Topics addressed at the conference included the origins of fossil carbon, the age and quality of organic deposits, and the accelerated microbial transformation of carbon in permafrost soils as a result of climate change. At the same time, the conference provided an opportunity for intensive exchange between the German and Russian research teams and to discuss their mutual contribution to PANGEA, an international database in which the results of Earth system and climate research are collected and made available to the public. “That means that now anyone with internet access can follow what we’re doing and where we’re working,” explains Sebastian Zubrzycki from Universität Hamburg’s Institute of Soil Science.

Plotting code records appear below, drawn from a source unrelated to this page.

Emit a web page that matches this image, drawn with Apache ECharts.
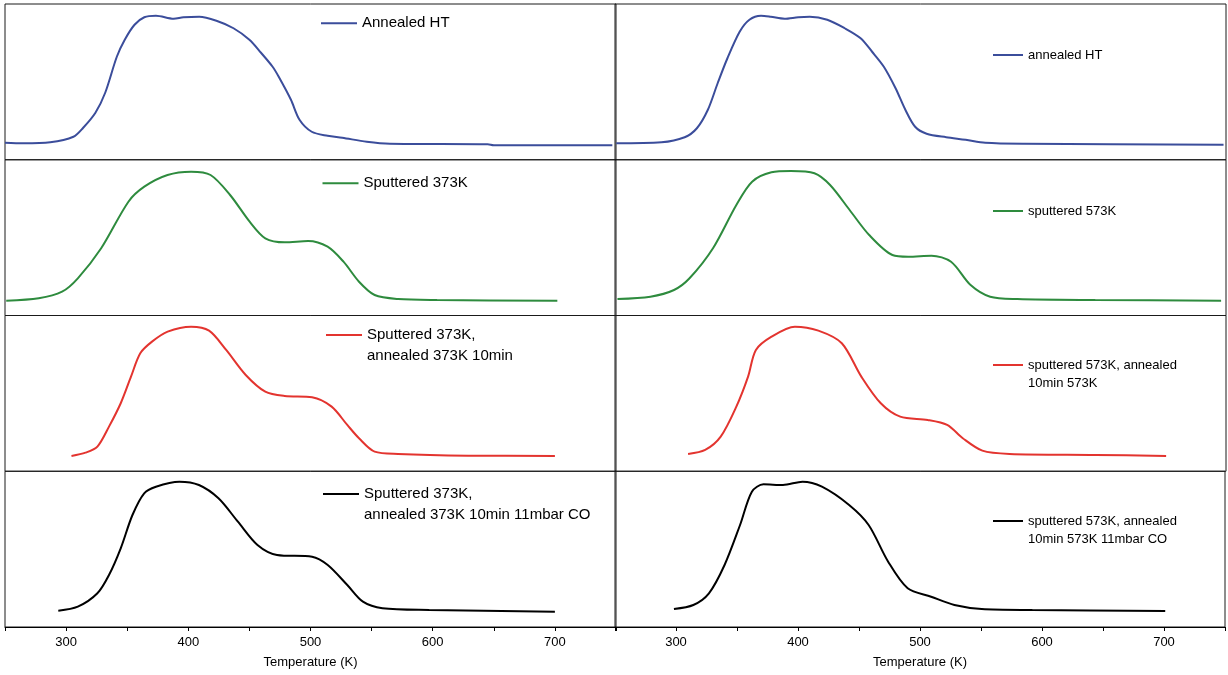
<!DOCTYPE html>
<html>
<head>
<meta charset="utf-8">
<script src="https://cdn.jsdelivr.net/npm/echarts@6/dist/echarts.min.js"></script>
<style>
html,body{margin:0;padding:0;background:#fff;}
#c{width:1228px;height:675px;}
</style>
</head>
<body>
<div id="c"></div>
<script>
// ---- Data (temperature in K, intensity in arbitrary units) ----
const NAMES = [
  'Annealed HT', 'annealed HT',
  'Sputtered 373K', 'sputtered 573K',
  'Sputtered 373K,\nannealed 373K 10min', 'sputtered 573K, annealed\n10min 573K',
  'Sputtered 373K,\nannealed 373K 10min 11mbar CO', 'sputtered 573K, annealed\n10min 573K 11mbar CO'
];
const TICK_LABELS = [300, 400, 500, 600, 700];

const T_A_L = [250,265,287,306,314,324,332,341.5,348,356,364,373.5,388,396,409,423,437,450,459.5,469,474,484,491,501,514,526,546,565,645,650,747];
const I_A_L = [17,16.5,17.5,23,32,47,67,103,120,135,142.5,144,141,142.5,143,139,131.5,120,107,93,83,60,40,28,24,22,18,16,15.5,14.5,14.5];

const T_A_R = [251,288,307,317,326,334,342,352,360,369.5,377.5,388.7,400,409.4,423.7,438,451,460.4,470,479.6,487.6,495.6,505,521,537,553,585,748];
const I_A_R = [16.5,17.5,22.5,31.5,50,76.5,101.5,128,140,144,143,141,142.5,143,140,131.5,121.5,108,93,71.5,50,33,26,22.5,20,17,16,15];

const T_S_L = [251,277.6,296.7,309.6,328.7,351,364,383,402.3,418.2,434.2,450.2,463,479,498,514,527,539.7,552.5,571.7,603.6,702];
const I_S_L = [14.8,17.2,23.8,37.2,67.2,113.8,128.8,140.5,143.8,140.5,120.5,93.8,77.2,73.2,74.5,68.8,53.8,33.8,20.5,16.5,15.5,14.8];

const T_S_R = [252,279,298.3,311,330.2,349.3,362.2,378,394,413.2,426,442,458,477,490,509,525,541,557,579.3,643,746];
const I_S_R = [16.5,18.8,25.5,37.2,67.2,110.5,133.8,143.2,144.5,142.2,130.5,105.5,80.5,60.5,58.8,59.8,53.8,30.5,18.8,16.5,15.5,14.8];

const T_SA_L = [304.4,315.9,325.6,335.1,344.7,353.1,360.7,370.3,383.1,402.3,417,431,447,463,478.9,501.3,517.3,530.1,539.7,552.5,571.7,629,700];
const I_SA_L = [15.3,18.6,24.6,44.6,68,94.6,118,129.6,139.6,144.6,140.6,121.3,96.3,79.6,75.3,74,64.6,46.3,33,19.6,17.3,15.6,15.3];

const T_SA_R = [309.8,323.8,336.5,349.3,358.9,365.3,378.1,397.2,416.4,435.6,451.6,467.5,483.4,505.9,521.8,534.6,550.6,572.9,643,701];
const I_SA_R = [17.3,21.3,34.6,64.6,94.6,121.3,134.6,144.6,140.6,128,94.6,68,54.6,51.3,46.3,33,20.6,17.3,16.3,15.3];

const T_CO_L = [293.6,309.6,325.6,335.1,344.7,354.3,363.9,373.5,392.7,408.7,424.7,440.6,456.6,472.6,501.3,514.1,530.1,542.9,558.9,597.2,700];
const I_CO_L = [16.3,20.3,33.7,52,78.7,112,133.7,140.3,145.3,142,128.7,105.3,82,72,70.3,62,42,25.3,18.7,17,15.3];

const T_CO_R = [298.3,314.2,327,339.8,352.5,362.2,371.7,387.7,403.7,419.6,441.9,457.9,473.9,489.9,509.1,528.2,550.6,592.1,701];
const I_CO_R = [18,22,33.7,62,102,135.3,142.7,142,145.3,140.3,122,102,65.3,38.7,30.3,22,18,17,16];

const TEMPS = [T_A_L, T_A_R, T_S_L, T_S_R, T_SA_L, T_SA_R, T_CO_L, T_CO_R];
const INTS  = [I_A_L, I_A_R, I_S_L, I_S_R, I_SA_L, I_SA_R, I_CO_L, I_CO_R];
const COLORS = ['#3b4d9b','#3b4d9b','#2e8b3e','#2e8b3e','#e3342f','#e3342f','#000000','#000000'];

// ---- Layout ----
const ROW_TOP = [4, 159.75, 315.5, 471.25];
const ROW_H = 155.75;
const COL_LEFT = [5, 615];
const COL_W = 611;
const FONT = '"Liberation Sans", Arial, sans-serif';

// legend placement: [iconLeft, iconCenterY] per panel
const LEG_POS = [
  [321, 23.3], [993, 55],
  [322.5, 183.3], [993, 211],
  [326, 335], [993, 365],
  [323, 494], [993, 521]
];

const grids = [], xAxes = [], yAxes = [], series = [], legends = [];
for (let i = 0; i < 8; i++) {
  const row = Math.floor(i / 2), col = i % 2;
  const bottomRow = row === 3;
  grids.push({
    left: COL_LEFT[col], top: ROW_TOP[row], width: COL_W, height: ROW_H,
    show: true, borderColor: '#1a1a1a', borderWidth: 1, backgroundColor: 'transparent'
  });
  xAxes.push({
    type: 'value', gridIndex: i, min: 250, max: 750, interval: 50,
    show: true,
    splitLine: { show: false },
    axisLine: { show: bottomRow, onZero: false, lineStyle: { color: '#000', width: 1 } },
    axisTick: { show: bottomRow, length: 4, lineStyle: { color: '#000' } },
    axisLabel: {
      show: bottomRow, margin: 9, color: '#000', fontSize: 13, fontFamily: FONT,
      formatter: v => TICK_LABELS.indexOf(v) >= 0 ? String(v) : ''
    },
    name: bottomRow ? 'Temperature (K)' : '',
    nameLocation: 'middle', nameGap: 29,
    nameTextStyle: { color: '#000', fontSize: 13, fontFamily: FONT }
  });
  yAxes.push({
    type: 'value', gridIndex: i, min: 0, max: ROW_H, show: false,
    splitLine: { show: false }
  });
  series.push({
    type: 'line', name: NAMES[i], xAxisIndex: i, yAxisIndex: i,
    data: TEMPS[i].map((t, k) => [t, INTS[i][k]]),
    showSymbol: false, symbol: 'none', smooth: 0.3,
    lineStyle: { color: COLORS[i], width: 2 },
    itemStyle: { color: COLORS[i] },
    animation: false
  });
  const twoLine = NAMES[i].indexOf('\n') >= 0;
  const fs = col === 0 ? 15 : 13;
  const lh = col === 0 ? 21 : 18;
  const boxH = twoLine ? lh * 3 : lh;
  legends.push({
    data: [NAMES[i]],
    left: LEG_POS[i][0],
    top: LEG_POS[i][1] - boxH / 2,
    padding: 0,
    icon: 'rect',
    itemWidth: col === 0 ? 36 : 30,
    itemHeight: 2,
    itemGap: 5,
    selectedMode: false,
    // an empty first line keeps the first text line level with the legend line
    formatter: twoLine ? (n => ' \n' + n) : (n => n),
    textStyle: {
      color: '#000', fontSize: fs, fontFamily: FONT, lineHeight: lh
    }
  });
}

const chart = echarts.init(document.getElementById('c'), null, { renderer: 'canvas' });
chart.setOption({
  animation: false,
  backgroundColor: '#fff',
  grid: grids,
  xAxis: xAxes,
  yAxis: yAxes,
  legend: legends,
  series: series
});
</script>
</body>
</html>
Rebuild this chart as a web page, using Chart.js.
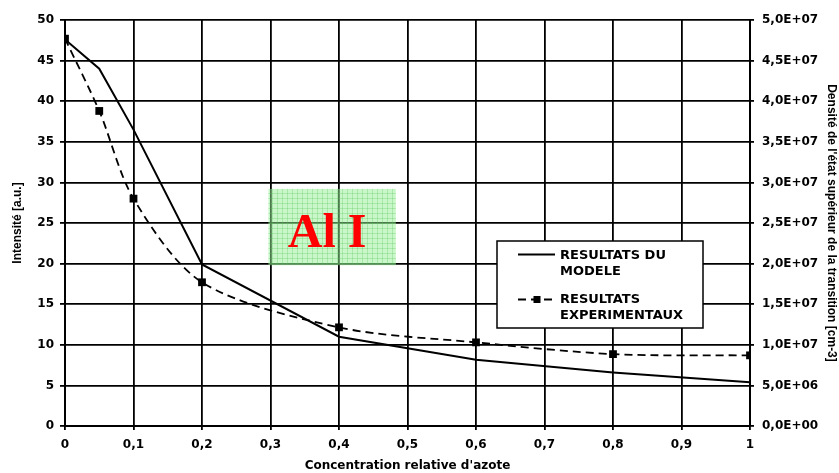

A further common goal: supporting the next generation of researchers. “It’s important to get young researchers involved from the beginning,” stresses Irina Fedorova from St. Petersburg State University. With that objective in mind, a joint Master’s program between St. Petersburg and Hamburg is currently being planned. The program will tentatively be rolled out in 2017 and will offer 20 students the opportunity to familiarize themselves with field research in polar regions.
“German-Russian cooperation in permafrost research addresses essential open questions on the significance of the Arctic for the climate system. In this regard, especially the Siberian tundra landscapes are pivotal to our climate,” says Professor Eva-Maria Pfeiffer, who has been involved in German-Russian joint projects for several years as Director of Hamburg’s Institute of Soil Science.